Elastohydrodynamic lubrication is mostly for nonconforming surfaces or higher load conditions where the bodies suffer elastic strains at the contact. Such strain creates a load-bearing area, which provides an almost parallel gap for the fluid to flow through.
Much as in hydrodynamic lubrication, the motion of the contacting bodies generates a flow induced pressure which acts as the bearing force over the contact area. In such high pressure regimes, the viscosity of the fluid may rise considerably.
Elastohydrodynamic Lubrication is present in rolling contacts, such as ball bearings or roller bearings. In this situation, the softer material makes up the rolling element which actually deforms for a split second to enlarge the contact area between mating surfaces. Here, the oil film thickness is one micron or less. At full Elastohydrodynamic lubrication the generated lubricant film completely separates the surfaces.
The determining factor in keeping these parts separated is the viscosity (thickness) of the oil at its operating temperature. The viscosity of the oil should be high enough to maintain an unbroken film and prevent metal-to-metal contact, but should not be higher than necessary since this increases the amount of force required to overcome this fluid friction.
Since the metals do not make contact in full-film lubrication, wear is negligible – unless the separated parts are scratched by particles thicker than the oil film itself.
2- Boundary Lubrication
Under certain conditions, it is impossible to maintain a continuous oil film between moving parts and there is intermittent metal-to-metal contact between the high spots (asperities) on sliding surfaces.
Under these circumstances, the load is only partially supported by the oil film. The oil film is squeezed-out or ruptured which can result in significant metal-to-metal contact. When this occurs, the friction generated between the surfaces can produce enough heat to cause one or both of the metals in contact to melt and weld together.
Unless counteracted by proper additive treatment, the result is either immediate seizure or the tearing apart (shearing) and roughening of the surfaces.
Lubrication specialists call this Boundary Lubrication.
Additives, such as anti-wear (AW) agents and extreme-pressure (EP) agents, help protect surfaces and can greatly reduce the amount of damage that can occur during boundary lubrication.
At elevated temperatures and pressures these additives chemically react with the contact surface forming a highly resistant tenacious film (sacrificial layer) on the moving surfaces which is capable of supporting the load and major wear or breakdown is avoided.
Boundary lubrication occurs when the two surfaces are contacting in such a way that only the EP or AW layer is all that is protecting them. These additives are the last line of defense for a lubricant to protect your equipment. This is not ideal, as it causes high friction, heat and other undesirable effects.
Boundary lubrication conditions always exist during engine start-up, until the oil gets to the bearings and valve train, and where shock-loading conditions are present.

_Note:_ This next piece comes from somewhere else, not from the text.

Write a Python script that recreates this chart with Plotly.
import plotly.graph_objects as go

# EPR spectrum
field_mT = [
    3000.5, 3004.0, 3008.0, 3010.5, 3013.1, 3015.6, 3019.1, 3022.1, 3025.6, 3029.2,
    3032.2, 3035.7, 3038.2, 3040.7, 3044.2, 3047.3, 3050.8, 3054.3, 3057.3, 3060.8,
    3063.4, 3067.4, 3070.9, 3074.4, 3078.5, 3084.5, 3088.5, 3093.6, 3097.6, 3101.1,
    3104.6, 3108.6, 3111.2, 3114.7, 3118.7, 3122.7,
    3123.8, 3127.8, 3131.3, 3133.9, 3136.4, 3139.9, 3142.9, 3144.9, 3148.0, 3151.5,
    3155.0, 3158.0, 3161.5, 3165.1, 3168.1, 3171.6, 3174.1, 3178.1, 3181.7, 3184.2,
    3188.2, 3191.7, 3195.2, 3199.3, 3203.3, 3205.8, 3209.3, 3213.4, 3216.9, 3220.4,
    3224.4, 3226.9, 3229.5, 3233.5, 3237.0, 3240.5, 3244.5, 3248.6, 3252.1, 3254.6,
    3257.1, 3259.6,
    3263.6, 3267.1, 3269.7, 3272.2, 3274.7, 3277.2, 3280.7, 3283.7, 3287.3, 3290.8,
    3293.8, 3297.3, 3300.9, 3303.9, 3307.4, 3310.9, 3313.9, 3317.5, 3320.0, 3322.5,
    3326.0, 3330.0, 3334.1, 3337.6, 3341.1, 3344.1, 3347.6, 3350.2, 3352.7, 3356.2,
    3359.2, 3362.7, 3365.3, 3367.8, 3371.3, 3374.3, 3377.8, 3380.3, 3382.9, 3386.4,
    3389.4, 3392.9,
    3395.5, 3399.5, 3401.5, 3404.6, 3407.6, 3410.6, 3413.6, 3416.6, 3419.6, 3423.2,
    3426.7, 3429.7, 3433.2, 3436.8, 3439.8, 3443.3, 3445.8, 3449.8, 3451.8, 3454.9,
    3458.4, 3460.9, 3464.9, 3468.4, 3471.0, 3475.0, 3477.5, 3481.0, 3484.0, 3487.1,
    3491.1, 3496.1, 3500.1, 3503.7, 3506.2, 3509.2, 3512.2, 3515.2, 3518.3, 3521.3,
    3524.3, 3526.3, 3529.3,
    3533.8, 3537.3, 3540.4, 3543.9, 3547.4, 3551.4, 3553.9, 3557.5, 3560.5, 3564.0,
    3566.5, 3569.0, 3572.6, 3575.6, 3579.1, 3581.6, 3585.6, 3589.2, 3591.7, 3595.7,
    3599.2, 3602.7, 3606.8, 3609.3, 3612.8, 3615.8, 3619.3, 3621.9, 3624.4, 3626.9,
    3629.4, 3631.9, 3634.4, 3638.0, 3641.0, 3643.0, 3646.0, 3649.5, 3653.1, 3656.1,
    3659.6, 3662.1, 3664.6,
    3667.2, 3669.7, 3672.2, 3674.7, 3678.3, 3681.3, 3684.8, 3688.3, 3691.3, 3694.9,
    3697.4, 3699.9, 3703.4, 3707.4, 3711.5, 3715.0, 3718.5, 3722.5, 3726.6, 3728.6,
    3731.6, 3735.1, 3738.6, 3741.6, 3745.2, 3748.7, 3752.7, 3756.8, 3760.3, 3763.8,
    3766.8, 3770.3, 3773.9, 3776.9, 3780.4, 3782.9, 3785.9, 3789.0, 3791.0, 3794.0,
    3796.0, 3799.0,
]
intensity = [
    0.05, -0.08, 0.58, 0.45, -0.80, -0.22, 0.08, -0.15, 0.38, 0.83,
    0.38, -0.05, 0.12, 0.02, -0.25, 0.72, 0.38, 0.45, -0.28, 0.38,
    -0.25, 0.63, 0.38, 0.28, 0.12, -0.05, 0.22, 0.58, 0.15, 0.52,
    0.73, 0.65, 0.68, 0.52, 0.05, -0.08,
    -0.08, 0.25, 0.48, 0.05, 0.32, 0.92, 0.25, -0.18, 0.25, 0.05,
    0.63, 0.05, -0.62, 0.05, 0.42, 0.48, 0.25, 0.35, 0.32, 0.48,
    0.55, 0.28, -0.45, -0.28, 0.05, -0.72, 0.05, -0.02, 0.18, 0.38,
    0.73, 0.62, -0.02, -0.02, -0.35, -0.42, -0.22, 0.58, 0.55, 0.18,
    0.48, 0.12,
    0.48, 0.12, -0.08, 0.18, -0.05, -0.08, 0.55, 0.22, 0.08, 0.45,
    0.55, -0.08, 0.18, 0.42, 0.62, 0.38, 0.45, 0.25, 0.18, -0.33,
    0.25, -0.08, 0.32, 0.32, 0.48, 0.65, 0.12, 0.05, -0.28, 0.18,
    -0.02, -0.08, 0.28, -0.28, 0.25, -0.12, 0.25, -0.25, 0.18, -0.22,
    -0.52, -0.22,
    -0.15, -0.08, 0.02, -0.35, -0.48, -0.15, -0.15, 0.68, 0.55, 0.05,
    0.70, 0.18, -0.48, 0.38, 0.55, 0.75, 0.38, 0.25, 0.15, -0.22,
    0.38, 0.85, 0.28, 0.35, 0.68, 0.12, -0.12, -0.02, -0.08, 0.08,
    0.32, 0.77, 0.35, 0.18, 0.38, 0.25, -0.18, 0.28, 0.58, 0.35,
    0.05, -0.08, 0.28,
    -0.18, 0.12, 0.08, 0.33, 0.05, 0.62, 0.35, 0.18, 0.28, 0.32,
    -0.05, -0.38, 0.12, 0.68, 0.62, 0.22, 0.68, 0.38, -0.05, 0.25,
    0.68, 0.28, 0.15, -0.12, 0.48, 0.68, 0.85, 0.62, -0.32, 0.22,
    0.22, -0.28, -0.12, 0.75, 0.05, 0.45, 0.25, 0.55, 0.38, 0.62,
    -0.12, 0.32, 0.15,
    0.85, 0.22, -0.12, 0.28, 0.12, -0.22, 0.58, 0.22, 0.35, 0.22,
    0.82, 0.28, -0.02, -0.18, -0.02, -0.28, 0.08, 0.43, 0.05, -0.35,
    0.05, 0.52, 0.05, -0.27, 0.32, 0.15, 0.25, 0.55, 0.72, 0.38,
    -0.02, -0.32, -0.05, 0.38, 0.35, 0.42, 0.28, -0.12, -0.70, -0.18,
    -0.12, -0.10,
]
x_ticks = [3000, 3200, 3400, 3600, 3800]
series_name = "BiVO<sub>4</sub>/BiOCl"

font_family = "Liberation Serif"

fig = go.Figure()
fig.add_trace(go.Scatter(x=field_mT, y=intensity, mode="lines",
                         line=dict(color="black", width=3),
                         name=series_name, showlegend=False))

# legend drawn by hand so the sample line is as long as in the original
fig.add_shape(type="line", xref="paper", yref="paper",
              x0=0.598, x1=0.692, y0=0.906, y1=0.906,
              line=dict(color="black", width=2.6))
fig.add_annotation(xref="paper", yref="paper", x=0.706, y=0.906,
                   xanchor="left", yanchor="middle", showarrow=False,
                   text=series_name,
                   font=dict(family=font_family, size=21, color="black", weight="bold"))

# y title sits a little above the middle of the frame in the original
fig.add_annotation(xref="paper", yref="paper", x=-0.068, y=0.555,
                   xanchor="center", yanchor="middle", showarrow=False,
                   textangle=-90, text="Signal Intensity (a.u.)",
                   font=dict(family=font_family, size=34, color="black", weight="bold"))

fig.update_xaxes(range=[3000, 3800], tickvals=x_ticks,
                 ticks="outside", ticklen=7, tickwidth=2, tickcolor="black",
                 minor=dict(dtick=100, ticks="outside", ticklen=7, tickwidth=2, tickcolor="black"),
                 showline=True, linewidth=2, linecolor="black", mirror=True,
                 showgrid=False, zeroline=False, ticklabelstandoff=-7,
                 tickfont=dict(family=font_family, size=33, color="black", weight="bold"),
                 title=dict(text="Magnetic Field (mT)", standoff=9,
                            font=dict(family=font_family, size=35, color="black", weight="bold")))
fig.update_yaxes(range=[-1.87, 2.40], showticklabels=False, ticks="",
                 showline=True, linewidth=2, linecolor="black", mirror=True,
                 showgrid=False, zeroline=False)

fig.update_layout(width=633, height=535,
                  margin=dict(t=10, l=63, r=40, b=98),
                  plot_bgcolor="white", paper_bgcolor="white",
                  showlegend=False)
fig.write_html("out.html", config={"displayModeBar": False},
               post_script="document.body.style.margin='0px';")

Boundary lubrication is also found around the top piston ring where oil supply is limited, temperatures are high, and the oil is displaced, cleaned by the oil control rings.
3- Mixed Film Lubrication
Mixed Film Lubrication, as the name implies, is a cross between boundary and hydrodynamic lubrication.
Mixed Film Lubrication is where lubrication is marginal. While the bulk of the surfaces are separated by a lubricating layer, the asperities still make contact with each other. This is where the additives again come into play.
Under high-load conditions oil is squeezed under pressure. For example, during acceleration of an engine, you step on the gas and the engine dumps fuel, in turn the force is increased against the rod bearings, pushing (or squeezing) on the hydrodynamic oil creating a marginal lubrication condition.